▶ _AVAILABLE RECORDS_:
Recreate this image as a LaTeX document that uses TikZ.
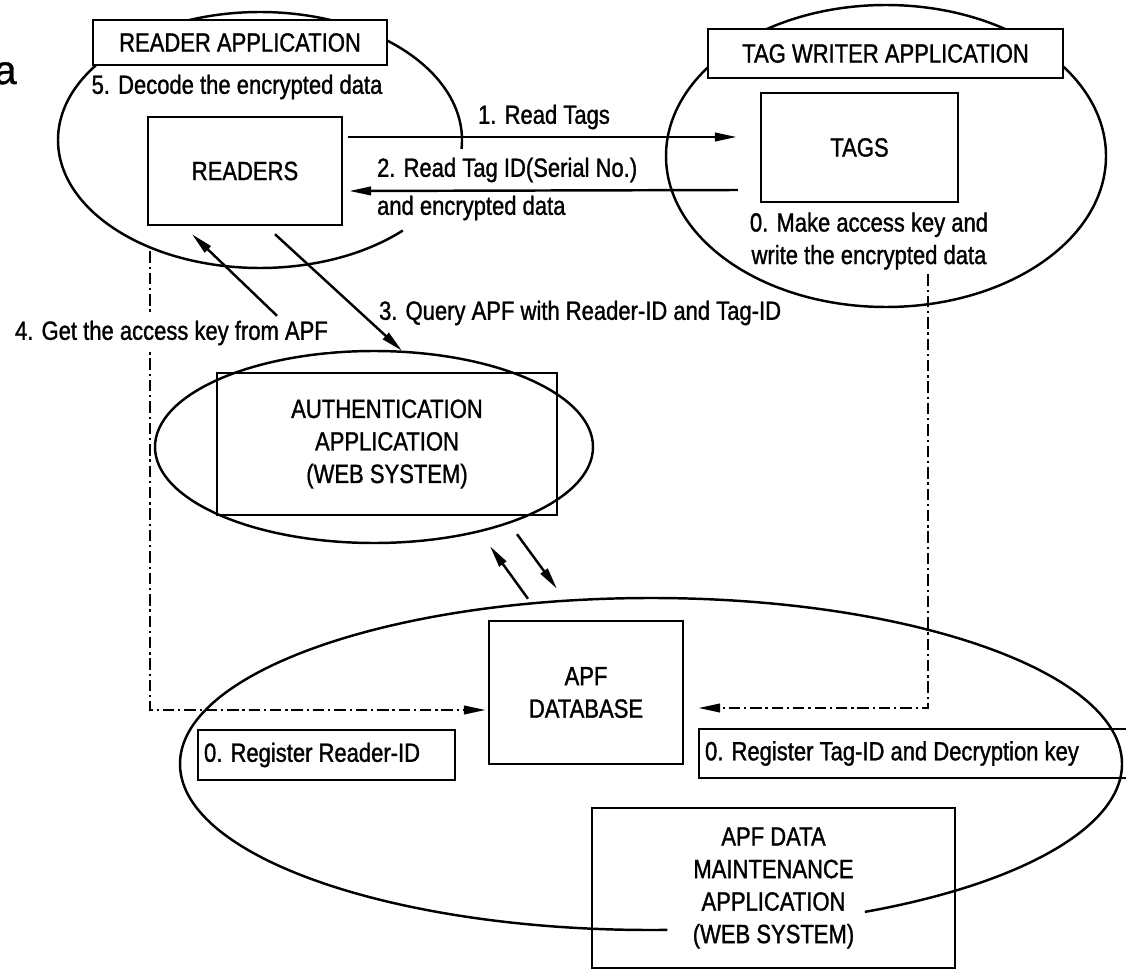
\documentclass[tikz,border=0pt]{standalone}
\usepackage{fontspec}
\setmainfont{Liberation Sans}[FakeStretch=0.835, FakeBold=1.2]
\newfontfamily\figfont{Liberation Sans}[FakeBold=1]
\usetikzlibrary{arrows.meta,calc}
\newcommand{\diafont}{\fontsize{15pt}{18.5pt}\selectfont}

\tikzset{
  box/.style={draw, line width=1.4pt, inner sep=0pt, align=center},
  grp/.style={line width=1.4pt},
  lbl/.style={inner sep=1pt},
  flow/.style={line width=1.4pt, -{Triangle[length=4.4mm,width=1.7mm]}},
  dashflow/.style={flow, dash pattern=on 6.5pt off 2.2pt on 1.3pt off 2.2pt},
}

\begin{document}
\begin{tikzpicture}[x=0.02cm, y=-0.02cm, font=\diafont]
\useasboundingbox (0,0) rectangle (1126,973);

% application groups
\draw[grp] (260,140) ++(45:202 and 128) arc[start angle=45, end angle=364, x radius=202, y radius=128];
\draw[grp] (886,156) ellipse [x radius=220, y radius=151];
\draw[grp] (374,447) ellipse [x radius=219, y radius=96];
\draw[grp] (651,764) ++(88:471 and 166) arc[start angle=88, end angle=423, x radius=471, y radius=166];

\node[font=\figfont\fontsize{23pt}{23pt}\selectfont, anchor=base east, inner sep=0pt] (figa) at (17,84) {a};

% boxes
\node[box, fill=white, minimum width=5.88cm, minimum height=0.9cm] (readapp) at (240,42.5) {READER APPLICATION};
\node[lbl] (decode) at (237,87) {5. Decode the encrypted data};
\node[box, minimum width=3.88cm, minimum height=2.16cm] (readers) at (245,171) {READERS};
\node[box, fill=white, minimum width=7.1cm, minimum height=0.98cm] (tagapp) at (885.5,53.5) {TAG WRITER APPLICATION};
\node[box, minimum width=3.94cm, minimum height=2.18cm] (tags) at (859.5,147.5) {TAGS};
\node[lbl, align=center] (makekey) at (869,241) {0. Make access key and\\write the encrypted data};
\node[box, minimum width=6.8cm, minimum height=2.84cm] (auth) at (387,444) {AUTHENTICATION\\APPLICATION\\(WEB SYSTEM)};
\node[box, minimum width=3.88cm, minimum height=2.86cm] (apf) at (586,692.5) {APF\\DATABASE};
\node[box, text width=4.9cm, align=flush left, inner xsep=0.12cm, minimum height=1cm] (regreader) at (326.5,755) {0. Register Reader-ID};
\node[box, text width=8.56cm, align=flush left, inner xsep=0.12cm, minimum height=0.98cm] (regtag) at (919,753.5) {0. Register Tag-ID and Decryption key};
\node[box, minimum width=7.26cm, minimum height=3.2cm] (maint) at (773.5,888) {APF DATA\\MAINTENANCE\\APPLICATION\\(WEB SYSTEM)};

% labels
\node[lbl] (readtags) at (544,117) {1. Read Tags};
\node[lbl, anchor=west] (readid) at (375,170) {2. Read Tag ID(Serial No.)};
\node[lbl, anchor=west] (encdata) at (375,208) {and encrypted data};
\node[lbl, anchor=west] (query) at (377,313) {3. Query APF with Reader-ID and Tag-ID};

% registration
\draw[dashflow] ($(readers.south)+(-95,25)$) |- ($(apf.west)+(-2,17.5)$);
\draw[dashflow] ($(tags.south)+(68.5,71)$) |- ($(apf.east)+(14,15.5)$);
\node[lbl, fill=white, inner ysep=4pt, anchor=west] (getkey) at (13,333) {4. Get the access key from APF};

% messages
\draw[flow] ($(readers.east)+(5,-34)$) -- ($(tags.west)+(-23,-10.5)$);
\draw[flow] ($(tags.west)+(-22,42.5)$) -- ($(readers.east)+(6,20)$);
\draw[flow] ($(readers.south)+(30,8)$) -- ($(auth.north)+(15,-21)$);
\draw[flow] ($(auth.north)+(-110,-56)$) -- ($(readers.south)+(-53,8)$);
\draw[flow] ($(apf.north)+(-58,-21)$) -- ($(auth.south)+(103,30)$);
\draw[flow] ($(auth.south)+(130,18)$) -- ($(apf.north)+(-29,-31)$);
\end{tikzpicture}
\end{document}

* * *

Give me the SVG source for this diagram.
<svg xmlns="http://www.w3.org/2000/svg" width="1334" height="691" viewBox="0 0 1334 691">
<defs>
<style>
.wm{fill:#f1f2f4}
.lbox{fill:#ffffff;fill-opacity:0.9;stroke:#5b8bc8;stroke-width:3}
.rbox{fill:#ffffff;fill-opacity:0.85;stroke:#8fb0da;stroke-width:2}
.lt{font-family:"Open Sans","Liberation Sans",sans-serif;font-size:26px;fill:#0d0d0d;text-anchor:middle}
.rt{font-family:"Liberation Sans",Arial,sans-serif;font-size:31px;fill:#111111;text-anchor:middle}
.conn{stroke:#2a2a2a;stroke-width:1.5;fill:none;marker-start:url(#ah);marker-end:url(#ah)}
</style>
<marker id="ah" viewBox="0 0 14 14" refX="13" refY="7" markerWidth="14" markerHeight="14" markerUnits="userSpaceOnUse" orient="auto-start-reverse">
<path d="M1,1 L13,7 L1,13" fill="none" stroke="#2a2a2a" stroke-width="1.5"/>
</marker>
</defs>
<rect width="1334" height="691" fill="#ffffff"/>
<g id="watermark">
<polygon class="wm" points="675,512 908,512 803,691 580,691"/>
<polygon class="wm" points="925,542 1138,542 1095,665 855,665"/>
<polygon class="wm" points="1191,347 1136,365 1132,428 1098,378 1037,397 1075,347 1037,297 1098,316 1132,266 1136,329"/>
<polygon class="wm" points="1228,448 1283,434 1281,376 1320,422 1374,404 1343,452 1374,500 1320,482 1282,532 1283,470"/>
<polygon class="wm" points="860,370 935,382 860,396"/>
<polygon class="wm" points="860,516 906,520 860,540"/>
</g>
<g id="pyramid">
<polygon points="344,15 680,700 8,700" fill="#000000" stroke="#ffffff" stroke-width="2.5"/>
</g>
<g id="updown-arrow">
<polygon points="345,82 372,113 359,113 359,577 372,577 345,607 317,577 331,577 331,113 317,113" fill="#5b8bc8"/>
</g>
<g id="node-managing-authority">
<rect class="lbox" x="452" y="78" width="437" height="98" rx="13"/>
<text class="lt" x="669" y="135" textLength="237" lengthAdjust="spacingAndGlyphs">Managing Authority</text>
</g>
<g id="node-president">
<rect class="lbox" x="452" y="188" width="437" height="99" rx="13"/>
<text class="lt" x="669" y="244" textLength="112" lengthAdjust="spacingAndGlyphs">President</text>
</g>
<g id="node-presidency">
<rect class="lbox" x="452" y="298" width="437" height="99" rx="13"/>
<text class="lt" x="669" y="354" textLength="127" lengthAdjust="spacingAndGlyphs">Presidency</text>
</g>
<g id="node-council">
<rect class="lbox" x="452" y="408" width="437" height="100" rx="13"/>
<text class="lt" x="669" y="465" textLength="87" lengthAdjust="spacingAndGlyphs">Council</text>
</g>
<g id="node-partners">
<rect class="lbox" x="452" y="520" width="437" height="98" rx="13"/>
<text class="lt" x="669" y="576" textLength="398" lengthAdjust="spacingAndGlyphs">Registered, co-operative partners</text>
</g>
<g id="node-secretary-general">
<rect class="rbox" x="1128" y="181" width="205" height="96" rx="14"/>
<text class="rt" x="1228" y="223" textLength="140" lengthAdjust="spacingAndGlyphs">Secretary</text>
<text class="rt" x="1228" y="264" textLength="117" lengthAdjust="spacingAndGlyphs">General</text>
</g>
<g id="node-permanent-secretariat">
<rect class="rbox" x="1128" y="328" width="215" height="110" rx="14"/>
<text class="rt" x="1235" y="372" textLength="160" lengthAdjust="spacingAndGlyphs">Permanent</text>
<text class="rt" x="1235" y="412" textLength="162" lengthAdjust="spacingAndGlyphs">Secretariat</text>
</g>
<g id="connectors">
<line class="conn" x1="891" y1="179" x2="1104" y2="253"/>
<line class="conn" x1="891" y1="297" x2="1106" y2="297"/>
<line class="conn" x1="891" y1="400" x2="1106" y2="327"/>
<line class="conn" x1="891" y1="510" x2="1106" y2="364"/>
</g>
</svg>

* * *

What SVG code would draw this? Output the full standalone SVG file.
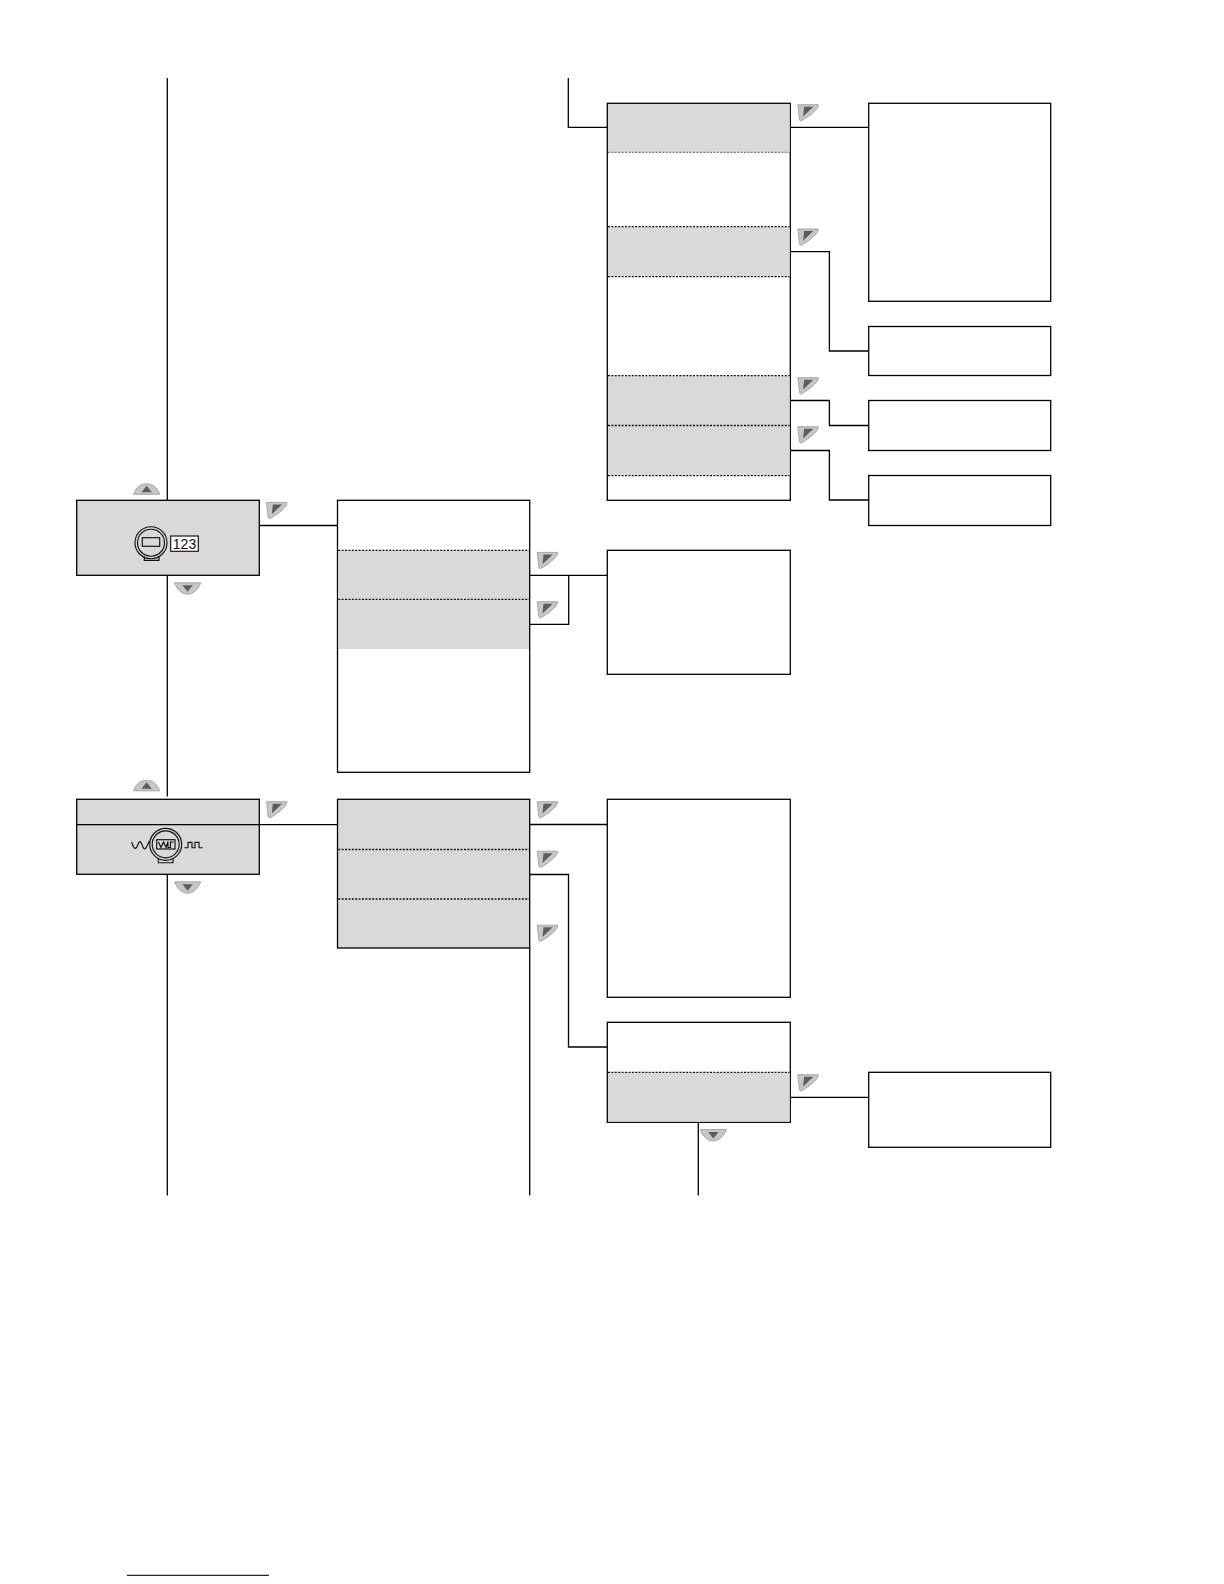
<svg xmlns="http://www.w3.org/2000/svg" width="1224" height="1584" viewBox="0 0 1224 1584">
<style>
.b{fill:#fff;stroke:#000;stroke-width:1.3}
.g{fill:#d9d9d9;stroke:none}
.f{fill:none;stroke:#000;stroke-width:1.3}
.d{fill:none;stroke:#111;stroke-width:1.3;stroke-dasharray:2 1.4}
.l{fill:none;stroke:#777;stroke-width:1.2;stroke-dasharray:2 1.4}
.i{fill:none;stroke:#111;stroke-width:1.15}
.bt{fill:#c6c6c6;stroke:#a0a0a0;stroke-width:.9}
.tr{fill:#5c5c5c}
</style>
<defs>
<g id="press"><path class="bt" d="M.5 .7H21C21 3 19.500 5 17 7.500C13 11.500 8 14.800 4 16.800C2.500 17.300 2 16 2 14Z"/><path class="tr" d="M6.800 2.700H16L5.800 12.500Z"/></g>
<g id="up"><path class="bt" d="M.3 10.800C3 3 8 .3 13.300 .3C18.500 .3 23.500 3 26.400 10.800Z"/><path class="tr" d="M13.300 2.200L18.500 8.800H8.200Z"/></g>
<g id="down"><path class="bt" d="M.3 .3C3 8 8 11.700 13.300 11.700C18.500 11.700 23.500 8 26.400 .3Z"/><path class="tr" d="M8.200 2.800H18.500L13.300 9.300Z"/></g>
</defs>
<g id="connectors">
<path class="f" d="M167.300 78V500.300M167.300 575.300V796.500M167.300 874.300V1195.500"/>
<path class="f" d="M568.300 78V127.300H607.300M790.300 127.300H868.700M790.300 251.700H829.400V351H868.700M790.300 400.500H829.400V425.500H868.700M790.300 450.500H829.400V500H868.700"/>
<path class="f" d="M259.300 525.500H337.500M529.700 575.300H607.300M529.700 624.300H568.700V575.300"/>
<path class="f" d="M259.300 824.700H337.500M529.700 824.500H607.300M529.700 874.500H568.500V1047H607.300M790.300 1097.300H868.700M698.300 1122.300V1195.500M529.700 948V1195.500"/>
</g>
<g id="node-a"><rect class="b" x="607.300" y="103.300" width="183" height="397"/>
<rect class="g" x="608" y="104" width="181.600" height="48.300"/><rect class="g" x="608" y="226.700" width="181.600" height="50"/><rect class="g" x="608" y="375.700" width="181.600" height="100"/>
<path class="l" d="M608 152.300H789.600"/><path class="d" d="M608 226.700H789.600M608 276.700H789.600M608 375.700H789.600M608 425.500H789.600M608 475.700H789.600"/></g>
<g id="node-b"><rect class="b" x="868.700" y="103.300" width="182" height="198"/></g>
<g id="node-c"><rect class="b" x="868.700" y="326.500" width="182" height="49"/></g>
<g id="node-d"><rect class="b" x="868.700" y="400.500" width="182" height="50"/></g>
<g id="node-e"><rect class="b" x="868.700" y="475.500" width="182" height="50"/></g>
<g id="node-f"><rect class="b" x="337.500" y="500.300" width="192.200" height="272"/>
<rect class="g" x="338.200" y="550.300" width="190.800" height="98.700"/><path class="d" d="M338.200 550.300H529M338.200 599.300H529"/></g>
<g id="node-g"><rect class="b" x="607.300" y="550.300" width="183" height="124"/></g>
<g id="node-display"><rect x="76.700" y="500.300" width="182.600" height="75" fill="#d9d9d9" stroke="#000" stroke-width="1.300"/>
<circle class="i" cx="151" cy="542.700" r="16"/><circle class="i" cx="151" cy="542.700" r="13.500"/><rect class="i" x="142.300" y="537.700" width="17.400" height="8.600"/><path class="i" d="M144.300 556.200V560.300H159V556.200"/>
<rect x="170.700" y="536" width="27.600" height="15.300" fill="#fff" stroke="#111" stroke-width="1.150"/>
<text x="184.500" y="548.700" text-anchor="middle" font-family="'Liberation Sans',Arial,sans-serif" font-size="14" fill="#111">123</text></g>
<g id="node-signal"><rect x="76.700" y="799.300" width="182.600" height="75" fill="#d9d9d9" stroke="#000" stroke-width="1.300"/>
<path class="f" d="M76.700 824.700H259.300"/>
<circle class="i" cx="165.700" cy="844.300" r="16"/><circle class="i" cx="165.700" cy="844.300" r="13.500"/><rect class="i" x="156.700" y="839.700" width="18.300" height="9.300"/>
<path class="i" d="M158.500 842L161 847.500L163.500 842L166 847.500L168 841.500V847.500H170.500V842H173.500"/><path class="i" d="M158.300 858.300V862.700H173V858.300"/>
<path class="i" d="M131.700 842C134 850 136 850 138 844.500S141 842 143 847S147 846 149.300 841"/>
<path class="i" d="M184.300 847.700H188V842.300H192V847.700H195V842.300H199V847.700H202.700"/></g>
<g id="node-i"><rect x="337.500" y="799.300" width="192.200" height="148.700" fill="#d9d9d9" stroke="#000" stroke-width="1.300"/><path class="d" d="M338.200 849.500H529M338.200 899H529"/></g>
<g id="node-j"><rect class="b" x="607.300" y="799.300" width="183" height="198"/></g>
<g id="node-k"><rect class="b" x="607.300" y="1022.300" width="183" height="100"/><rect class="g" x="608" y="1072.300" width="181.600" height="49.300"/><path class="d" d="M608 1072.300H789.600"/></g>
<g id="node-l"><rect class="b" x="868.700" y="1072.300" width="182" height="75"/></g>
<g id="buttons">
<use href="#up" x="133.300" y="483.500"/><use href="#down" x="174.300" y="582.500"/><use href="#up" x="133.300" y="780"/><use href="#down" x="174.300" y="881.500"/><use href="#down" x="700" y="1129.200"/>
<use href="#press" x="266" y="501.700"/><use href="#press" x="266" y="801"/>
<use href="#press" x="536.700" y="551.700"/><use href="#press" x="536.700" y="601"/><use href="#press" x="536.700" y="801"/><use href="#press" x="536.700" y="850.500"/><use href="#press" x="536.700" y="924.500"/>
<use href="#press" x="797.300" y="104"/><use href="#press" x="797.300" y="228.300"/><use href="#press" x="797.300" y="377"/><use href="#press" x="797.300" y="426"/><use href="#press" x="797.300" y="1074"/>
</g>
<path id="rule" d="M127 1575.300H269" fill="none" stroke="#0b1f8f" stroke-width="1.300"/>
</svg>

▶ _EXERCISE AIM_: Copy the lines above exactly, starting with the line that contains "Recreate this image" and ending with the line that contains "anchor=base east, inner", and leave out any pictures.

▶ _EXERCISE SOLUTION_:
Recreate this image as a LaTeX document that uses TikZ.
\documentclass[tikz,border=0pt]{standalone}
\usepackage{fontspec}
\setmainfont{Liberation Sans}[FakeStretch=0.835, FakeBold=1.2]
\newfontfamily\figfont{Liberation Sans}[FakeBold=1]
\usetikzlibrary{arrows.meta,calc}
\newcommand{\diafont}{\fontsize{15pt}{18.5pt}\selectfont}

\tikzset{
  box/.style={draw, line width=1.4pt, inner sep=0pt, align=center},
  grp/.style={line width=1.4pt},
  lbl/.style={inner sep=1pt},
  flow/.style={line width=1.4pt, -{Triangle[length=4.4mm,width=1.7mm]}},
  dashflow/.style={flow, dash pattern=on 6.5pt off 2.2pt on 1.3pt off 2.2pt},
}

\begin{document}
\begin{tikzpicture}[x=0.02cm, y=-0.02cm, font=\diafont]
\useasboundingbox (0,0) rectangle (1126,973);

% application groups
\draw[grp] (260,140) ++(45:202 and 128) arc[start angle=45, end angle=364, x radius=202, y radius=128];
\draw[grp] (886,156) ellipse [x radius=220, y radius=151];
\draw[grp] (374,447) ellipse [x radius=219, y radius=96];
\draw[grp] (651,764) ++(88:471 and 166) arc[start angle=88, end angle=423, x radius=471, y radius=166];

\node[font=\figfont\fontsize{23pt}{23pt}\selectfont, anchor=base east, inner sep=0pt] (figa) at (17,84) {a};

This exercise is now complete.